All lines holding the string "this" are to be shown.

### Data for the task ###

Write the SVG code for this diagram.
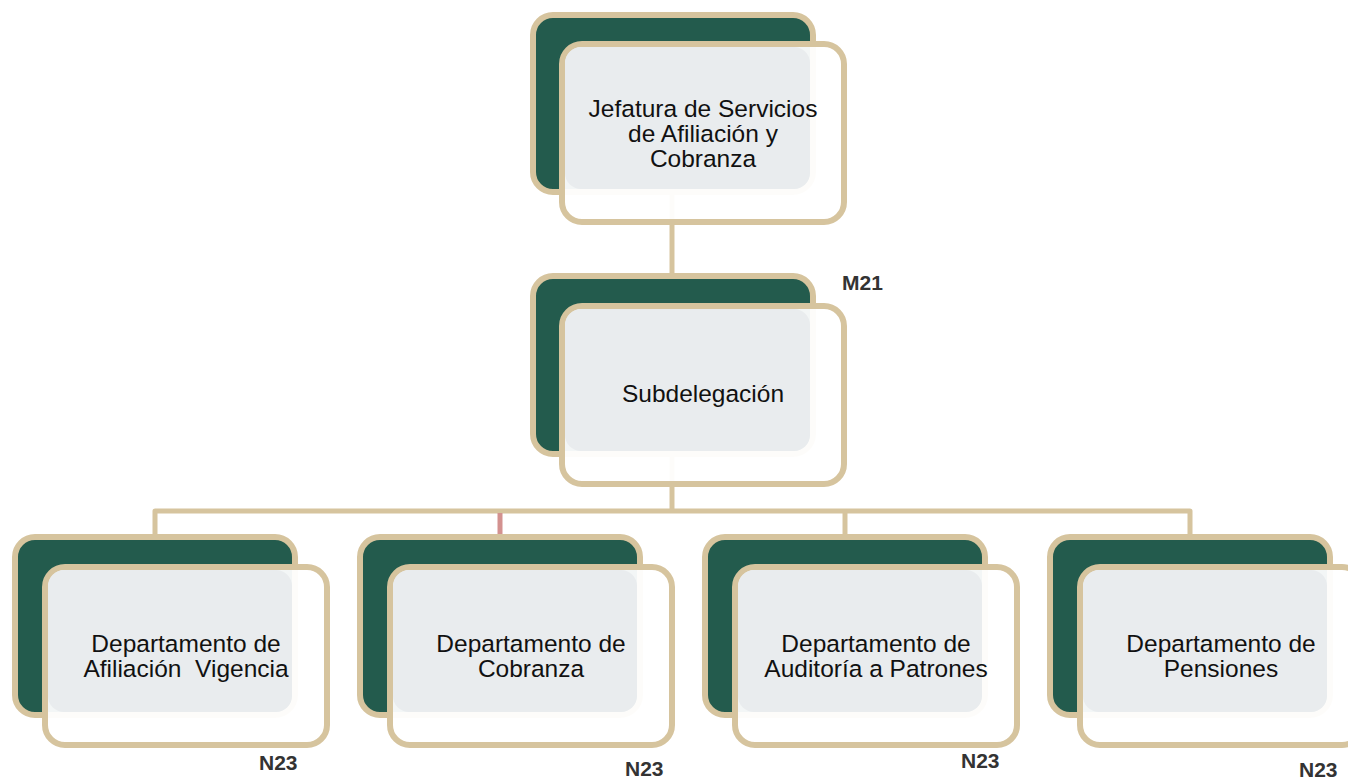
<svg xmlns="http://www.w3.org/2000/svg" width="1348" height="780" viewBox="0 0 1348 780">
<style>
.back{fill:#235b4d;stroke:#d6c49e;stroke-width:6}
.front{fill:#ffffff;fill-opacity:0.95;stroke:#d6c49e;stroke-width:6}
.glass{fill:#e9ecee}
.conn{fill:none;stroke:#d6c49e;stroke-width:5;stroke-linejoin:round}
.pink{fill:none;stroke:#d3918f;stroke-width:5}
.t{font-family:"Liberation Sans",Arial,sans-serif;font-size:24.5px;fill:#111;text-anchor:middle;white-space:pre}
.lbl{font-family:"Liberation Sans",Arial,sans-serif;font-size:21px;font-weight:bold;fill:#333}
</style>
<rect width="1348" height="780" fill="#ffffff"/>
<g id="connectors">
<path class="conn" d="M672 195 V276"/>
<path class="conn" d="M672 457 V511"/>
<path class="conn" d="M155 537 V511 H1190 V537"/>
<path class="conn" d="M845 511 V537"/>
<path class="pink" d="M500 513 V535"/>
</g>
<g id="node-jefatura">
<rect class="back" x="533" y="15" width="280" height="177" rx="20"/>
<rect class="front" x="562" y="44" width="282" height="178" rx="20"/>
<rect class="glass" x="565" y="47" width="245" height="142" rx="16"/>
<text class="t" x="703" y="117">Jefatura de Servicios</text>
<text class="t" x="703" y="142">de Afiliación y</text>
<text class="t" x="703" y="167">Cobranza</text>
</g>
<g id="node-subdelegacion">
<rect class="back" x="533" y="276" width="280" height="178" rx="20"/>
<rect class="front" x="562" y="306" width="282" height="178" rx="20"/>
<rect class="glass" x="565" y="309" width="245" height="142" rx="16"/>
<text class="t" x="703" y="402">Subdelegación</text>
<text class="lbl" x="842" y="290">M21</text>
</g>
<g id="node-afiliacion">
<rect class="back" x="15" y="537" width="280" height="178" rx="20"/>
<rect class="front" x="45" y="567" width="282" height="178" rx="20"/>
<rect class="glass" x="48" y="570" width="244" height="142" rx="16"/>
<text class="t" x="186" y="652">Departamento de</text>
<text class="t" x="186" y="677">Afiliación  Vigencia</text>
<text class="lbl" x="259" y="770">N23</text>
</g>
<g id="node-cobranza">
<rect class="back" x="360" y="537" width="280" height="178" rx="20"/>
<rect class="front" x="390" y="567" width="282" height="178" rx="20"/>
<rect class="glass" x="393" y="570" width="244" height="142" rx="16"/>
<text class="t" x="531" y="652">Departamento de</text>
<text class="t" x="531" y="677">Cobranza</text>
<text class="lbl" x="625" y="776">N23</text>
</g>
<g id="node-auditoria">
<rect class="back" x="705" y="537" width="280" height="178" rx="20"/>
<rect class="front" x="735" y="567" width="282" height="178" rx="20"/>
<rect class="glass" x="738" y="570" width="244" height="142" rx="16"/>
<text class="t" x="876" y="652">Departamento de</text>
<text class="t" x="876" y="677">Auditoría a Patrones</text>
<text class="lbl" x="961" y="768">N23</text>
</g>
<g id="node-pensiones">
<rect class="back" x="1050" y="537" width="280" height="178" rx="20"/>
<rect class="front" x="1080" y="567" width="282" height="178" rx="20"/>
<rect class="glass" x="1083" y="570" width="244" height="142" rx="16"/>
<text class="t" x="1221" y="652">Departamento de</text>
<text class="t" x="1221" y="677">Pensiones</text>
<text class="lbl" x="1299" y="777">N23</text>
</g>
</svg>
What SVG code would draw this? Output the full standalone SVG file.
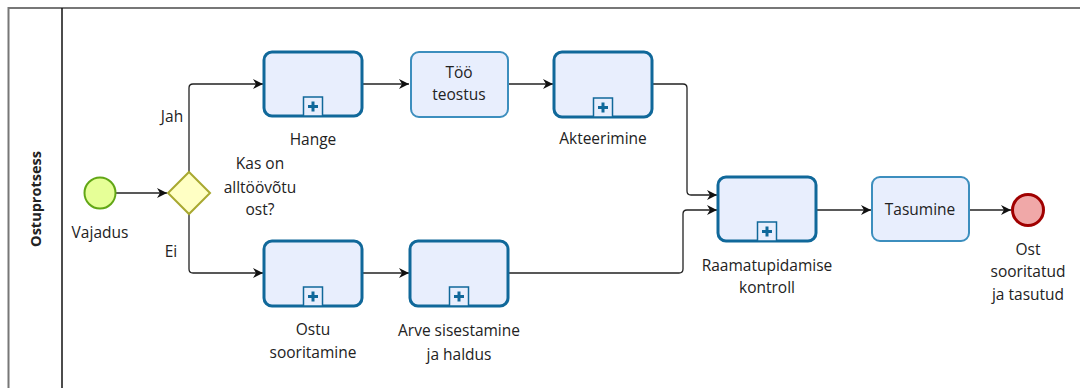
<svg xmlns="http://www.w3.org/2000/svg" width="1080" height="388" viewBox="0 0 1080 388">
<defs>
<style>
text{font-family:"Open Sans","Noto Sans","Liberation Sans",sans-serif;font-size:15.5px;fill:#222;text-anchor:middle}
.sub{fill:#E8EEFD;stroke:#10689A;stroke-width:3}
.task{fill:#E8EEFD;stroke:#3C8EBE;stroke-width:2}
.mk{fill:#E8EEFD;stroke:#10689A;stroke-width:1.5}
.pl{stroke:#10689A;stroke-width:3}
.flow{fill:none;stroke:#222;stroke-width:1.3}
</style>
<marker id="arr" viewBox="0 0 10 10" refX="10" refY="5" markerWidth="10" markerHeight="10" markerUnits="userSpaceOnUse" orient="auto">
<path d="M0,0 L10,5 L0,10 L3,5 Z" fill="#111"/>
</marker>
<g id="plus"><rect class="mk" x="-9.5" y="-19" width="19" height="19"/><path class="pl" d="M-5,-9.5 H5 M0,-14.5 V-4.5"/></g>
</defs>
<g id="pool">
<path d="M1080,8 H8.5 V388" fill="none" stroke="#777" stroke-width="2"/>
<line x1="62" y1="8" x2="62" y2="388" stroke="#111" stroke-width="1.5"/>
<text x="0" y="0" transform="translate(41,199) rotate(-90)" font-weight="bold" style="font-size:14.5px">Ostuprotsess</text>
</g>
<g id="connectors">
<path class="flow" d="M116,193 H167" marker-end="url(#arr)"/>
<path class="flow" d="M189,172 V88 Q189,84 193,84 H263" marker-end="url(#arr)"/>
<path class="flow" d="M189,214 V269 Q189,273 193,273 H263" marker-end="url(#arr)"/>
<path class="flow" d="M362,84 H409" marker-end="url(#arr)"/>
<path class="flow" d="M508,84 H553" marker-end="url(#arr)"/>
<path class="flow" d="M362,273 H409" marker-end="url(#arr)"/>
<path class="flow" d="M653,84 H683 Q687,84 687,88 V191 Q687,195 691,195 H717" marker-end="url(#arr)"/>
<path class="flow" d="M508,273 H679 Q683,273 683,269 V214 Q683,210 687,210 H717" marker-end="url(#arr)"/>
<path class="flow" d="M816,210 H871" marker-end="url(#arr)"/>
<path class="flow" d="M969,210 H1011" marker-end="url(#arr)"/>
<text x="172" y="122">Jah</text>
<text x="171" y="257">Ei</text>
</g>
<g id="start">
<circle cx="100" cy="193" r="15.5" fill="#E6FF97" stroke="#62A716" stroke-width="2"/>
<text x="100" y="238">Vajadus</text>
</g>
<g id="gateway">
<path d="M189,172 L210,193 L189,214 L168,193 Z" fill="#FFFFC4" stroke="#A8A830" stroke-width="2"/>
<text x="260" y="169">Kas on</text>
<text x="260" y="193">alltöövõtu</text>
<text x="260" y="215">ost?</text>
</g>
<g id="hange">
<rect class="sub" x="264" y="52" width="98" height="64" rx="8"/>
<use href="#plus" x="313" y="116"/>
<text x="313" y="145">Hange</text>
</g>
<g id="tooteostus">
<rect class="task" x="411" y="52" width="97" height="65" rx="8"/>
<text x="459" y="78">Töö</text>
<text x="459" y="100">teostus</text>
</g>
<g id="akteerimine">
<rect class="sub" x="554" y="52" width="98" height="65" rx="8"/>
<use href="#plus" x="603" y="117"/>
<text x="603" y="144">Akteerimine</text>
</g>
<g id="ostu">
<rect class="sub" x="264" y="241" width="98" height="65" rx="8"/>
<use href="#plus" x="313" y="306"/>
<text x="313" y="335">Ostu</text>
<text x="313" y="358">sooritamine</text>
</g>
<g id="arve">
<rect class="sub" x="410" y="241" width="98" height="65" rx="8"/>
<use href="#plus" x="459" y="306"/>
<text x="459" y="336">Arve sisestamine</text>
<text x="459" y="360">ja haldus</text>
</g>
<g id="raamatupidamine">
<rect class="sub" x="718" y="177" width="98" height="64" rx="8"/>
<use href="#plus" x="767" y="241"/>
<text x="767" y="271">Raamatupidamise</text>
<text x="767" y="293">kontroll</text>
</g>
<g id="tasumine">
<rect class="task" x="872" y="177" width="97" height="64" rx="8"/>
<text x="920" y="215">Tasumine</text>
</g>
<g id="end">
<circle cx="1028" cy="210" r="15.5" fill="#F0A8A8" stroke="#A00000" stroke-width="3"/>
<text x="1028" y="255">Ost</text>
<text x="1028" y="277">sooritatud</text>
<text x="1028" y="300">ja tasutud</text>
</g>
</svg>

###

**Full response:**
Write the SVG code for this diagram.
What SVG code would draw this? Output the full standalone SVG file.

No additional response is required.